The group noted that the governance issues engaged on were varied. “Sometimes it is compensation,” said Meloche, “such as at Yamana Gold. But it can as often be about board diversity, diversity of experience on the board and, in particular, the lack of directors with clear ESG experience.”

“Governance always comes in, even when it is not the main issue being engaged upon,” added Meloche. “Our core competencies are environmental and social issues, but governance inevitably comes up.”

“One issue, especially with companies headquartered in Quebec province,” said Renaut, “is dual class shares and voting structures. It’s a very contentious topic.
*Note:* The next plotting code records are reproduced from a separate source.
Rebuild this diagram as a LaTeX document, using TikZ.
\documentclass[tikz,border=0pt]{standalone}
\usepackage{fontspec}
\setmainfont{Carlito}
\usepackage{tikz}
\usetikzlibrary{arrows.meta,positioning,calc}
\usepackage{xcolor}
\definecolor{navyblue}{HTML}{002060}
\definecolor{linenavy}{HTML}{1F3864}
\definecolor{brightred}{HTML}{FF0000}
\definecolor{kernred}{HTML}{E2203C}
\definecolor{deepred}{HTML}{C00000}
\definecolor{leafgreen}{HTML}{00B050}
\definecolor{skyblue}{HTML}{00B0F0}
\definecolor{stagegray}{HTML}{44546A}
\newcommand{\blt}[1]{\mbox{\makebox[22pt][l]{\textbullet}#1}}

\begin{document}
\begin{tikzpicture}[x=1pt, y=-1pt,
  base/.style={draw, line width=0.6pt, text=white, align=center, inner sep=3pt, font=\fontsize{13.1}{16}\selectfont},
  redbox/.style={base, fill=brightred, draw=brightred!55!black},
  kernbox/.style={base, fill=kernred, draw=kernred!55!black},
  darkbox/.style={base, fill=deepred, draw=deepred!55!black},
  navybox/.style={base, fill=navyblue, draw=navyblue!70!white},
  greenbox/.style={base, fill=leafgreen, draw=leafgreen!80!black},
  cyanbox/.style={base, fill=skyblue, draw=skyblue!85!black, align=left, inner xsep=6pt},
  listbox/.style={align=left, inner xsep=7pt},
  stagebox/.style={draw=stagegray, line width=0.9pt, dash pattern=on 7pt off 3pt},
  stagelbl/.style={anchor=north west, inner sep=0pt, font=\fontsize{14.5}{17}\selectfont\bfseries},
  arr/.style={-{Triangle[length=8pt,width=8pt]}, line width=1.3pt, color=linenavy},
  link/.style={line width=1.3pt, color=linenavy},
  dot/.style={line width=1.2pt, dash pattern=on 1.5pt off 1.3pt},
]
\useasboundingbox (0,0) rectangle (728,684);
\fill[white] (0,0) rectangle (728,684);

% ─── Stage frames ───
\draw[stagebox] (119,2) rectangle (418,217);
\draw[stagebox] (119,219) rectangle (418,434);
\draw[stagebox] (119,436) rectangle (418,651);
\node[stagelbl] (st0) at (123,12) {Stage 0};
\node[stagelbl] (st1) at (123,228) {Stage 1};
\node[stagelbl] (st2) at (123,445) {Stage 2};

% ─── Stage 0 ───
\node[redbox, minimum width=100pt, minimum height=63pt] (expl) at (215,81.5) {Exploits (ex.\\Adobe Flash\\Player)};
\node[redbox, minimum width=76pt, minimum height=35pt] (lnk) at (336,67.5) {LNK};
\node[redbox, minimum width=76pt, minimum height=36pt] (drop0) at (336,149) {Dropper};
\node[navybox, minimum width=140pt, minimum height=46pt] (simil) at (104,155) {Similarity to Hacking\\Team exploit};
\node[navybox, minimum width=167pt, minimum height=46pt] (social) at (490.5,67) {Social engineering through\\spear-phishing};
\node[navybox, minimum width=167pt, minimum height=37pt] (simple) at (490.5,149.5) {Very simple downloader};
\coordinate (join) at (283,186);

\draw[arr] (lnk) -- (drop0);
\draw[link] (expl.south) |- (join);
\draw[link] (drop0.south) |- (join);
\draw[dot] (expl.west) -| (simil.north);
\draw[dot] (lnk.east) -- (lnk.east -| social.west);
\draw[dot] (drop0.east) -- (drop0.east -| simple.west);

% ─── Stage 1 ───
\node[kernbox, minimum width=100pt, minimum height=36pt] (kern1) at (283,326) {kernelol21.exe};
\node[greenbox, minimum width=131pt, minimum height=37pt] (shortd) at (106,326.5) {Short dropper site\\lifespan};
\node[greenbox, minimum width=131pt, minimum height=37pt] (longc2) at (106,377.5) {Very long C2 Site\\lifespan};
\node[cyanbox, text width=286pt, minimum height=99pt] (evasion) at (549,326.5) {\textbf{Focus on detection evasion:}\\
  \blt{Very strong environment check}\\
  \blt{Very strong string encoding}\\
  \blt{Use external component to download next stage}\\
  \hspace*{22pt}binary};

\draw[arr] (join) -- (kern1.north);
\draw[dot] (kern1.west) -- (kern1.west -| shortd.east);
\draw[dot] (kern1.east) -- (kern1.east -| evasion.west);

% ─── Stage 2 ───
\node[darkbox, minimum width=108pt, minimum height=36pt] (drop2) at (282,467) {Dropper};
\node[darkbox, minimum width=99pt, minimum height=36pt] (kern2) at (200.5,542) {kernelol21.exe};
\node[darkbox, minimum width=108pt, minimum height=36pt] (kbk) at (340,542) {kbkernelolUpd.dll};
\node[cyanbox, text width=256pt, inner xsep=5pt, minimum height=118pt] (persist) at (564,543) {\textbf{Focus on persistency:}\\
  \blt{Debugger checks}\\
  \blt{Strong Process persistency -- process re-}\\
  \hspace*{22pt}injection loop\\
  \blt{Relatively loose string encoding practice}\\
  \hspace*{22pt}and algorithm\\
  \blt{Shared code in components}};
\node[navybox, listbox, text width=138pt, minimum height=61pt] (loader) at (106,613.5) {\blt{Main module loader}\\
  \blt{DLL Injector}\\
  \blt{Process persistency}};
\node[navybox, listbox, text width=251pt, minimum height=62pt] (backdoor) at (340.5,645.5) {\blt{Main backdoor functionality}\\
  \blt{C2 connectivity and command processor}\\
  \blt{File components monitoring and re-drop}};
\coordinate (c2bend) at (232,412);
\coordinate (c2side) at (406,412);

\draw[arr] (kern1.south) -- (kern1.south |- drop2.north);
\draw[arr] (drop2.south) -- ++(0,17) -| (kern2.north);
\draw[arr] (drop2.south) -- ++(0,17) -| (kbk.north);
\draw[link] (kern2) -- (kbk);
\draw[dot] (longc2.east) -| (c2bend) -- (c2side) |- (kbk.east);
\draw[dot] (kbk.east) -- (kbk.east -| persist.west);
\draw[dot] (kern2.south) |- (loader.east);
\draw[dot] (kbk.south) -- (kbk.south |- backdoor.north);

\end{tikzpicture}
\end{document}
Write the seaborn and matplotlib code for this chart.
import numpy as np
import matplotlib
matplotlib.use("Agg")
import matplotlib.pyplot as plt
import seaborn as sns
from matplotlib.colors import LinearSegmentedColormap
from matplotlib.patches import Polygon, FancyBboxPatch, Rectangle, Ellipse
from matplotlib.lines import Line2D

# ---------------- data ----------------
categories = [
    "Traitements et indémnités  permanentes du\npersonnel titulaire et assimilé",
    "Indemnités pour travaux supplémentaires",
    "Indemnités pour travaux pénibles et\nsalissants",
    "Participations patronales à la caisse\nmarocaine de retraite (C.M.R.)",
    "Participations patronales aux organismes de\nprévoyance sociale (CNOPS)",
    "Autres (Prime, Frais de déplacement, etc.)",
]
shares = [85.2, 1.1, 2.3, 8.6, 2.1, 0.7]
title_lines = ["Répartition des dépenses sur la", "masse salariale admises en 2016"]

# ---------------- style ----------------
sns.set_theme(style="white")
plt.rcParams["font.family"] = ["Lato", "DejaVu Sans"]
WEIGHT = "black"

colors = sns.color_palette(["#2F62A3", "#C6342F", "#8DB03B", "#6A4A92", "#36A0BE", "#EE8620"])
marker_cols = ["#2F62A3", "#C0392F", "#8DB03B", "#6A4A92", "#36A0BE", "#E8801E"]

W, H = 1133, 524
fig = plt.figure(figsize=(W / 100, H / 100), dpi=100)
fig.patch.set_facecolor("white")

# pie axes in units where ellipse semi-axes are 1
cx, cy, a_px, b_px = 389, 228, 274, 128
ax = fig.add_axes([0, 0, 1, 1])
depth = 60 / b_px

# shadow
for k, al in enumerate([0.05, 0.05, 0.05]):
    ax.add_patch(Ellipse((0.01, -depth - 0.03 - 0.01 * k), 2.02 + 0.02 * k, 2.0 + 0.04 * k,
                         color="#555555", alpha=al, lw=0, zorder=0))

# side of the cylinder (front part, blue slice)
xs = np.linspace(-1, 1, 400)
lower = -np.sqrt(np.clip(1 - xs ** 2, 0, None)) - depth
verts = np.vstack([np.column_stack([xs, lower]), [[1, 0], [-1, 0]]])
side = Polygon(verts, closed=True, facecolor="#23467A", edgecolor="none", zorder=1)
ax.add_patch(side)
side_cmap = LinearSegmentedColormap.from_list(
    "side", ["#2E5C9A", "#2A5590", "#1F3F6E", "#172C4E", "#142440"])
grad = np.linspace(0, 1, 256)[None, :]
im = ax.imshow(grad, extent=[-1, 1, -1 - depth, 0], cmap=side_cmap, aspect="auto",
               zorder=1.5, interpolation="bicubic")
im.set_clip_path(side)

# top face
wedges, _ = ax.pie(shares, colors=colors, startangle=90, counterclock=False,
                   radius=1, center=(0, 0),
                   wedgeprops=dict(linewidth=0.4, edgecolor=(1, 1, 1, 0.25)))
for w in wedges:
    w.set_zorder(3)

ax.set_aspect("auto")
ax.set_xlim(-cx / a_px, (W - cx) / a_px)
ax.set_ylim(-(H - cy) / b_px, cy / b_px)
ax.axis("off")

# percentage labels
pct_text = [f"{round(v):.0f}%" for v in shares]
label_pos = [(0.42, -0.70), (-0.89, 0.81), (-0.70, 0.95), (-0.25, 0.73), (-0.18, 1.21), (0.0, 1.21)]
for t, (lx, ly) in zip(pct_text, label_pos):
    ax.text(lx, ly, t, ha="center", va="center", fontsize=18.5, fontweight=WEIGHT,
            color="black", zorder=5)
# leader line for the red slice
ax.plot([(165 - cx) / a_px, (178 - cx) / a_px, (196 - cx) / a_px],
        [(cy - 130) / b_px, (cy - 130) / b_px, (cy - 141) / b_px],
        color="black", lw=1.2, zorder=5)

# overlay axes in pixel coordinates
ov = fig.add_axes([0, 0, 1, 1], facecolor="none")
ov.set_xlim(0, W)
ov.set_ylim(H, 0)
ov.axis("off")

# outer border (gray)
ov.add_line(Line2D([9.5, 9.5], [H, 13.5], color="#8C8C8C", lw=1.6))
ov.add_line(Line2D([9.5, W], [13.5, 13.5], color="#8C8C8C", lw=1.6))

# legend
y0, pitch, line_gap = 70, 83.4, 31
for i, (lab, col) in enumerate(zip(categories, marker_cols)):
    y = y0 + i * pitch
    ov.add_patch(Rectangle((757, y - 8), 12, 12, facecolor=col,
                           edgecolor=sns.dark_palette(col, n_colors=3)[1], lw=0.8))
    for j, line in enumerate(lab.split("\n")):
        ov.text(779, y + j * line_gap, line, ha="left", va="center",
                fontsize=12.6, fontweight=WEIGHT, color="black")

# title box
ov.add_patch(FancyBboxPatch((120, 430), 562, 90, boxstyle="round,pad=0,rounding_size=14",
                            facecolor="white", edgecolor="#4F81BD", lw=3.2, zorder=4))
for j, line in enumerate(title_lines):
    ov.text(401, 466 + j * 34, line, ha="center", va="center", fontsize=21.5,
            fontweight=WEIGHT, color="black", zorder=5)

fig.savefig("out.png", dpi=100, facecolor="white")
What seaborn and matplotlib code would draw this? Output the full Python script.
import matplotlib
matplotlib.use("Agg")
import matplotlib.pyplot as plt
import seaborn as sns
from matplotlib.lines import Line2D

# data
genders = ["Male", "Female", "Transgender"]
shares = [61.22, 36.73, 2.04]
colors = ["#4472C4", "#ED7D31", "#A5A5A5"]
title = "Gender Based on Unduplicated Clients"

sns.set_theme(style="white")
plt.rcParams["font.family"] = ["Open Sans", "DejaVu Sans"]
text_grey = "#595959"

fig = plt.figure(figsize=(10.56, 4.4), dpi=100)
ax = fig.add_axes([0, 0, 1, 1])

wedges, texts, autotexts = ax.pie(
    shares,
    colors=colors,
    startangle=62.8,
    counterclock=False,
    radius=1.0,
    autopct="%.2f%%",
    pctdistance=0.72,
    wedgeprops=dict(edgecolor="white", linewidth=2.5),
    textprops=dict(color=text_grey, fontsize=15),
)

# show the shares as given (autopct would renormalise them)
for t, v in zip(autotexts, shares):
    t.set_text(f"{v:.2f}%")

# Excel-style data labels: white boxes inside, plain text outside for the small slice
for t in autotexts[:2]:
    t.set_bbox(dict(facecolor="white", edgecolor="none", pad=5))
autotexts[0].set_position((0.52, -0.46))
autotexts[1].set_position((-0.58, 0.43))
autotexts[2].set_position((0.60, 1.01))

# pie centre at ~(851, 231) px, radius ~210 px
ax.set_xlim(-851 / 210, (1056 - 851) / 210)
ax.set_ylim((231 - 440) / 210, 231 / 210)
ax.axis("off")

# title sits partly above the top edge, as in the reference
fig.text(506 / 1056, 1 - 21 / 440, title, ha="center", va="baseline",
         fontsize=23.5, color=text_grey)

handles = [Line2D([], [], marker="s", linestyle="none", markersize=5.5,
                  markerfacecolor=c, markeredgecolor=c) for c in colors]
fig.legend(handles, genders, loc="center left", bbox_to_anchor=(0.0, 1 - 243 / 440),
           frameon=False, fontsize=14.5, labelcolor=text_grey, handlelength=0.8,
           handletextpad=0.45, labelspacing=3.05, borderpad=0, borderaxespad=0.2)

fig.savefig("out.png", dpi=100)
Our clients do not like these structures in principle, though putting up with it is a necessary consequence of holding shares in Quebec.”

“Bâtirente is OK with it,” qualified Meloche, “but only if it is a structure adopted by a smaller, developing company that has a clear timetable to move away from it to a single class of shares.”

Godon added: “Most of our clients, not only Bâtirente, do not like these, on principle, promoting instead the one-share-one-vote concept. But we look at it on a case by case basis when it comes to specific votes. On our side, it is a topic we are looking into, but have not actively engaged with, because of its contentious nature.”

The issues that come up most often are a result of the firm’s focus concerns; human rights and community relations issues at mining companies, disclosure and climate risk at retail companies, disclosure at banks as well, but also financing and investing in industries with poor ESG records and practices. “We look at the carbon footprint of their portfolios, and stress test their lending practices,” said Meloche. “Are they assessing the long-term ESG risks? Do they understand the transition to a low-carbon economy and its potential effects on the value of their portfolios?”

The website provides one case study, on Talisman, then a Canadian company specialising in oil exploration and extraction, operating largely in Peru. In 2008, prior to the firm’s founding, Æquo’s co-founding asset owners began a dialogue with Talisman to develop a policy of free, prior and informed consent (FPIC) to inform its relations with the indigenous people on the land it was exploiting. The case study explains: “The concept of FPIC, a principle increasingly recognized in international law, frames and protects the indigenous peoples’ right to participate in negotiation processes and decision on projects that may affect their lands and resources.”The dialogue was followed by an FPIC shareholder proposal in 2009. “We decided to file a resolution to accelerate the conversation, but we withdrew it subsequently,” said Meloche, “since the company accepted the principles in the proposal and a very positive dialogue continued until 2015, when Talisman was bought by Spanish company Repsol.”

Prior to that, the board adopted a FPIC-based community relations policy that resulted in the company reducing the environmental impact of its activities and supporting local communities.

“For the future,” said Godon, “we want to increase the reach and impact that Æquo has through its engagement. The individuals on our board and current staff are all considered experts in their respective careers, and we will continue bringing this together, building on the credibility and reputation of Æquo. We need to grow and aim for a couple of new clients by year’s end, and continue to assert and enforce this pooled approach-model.”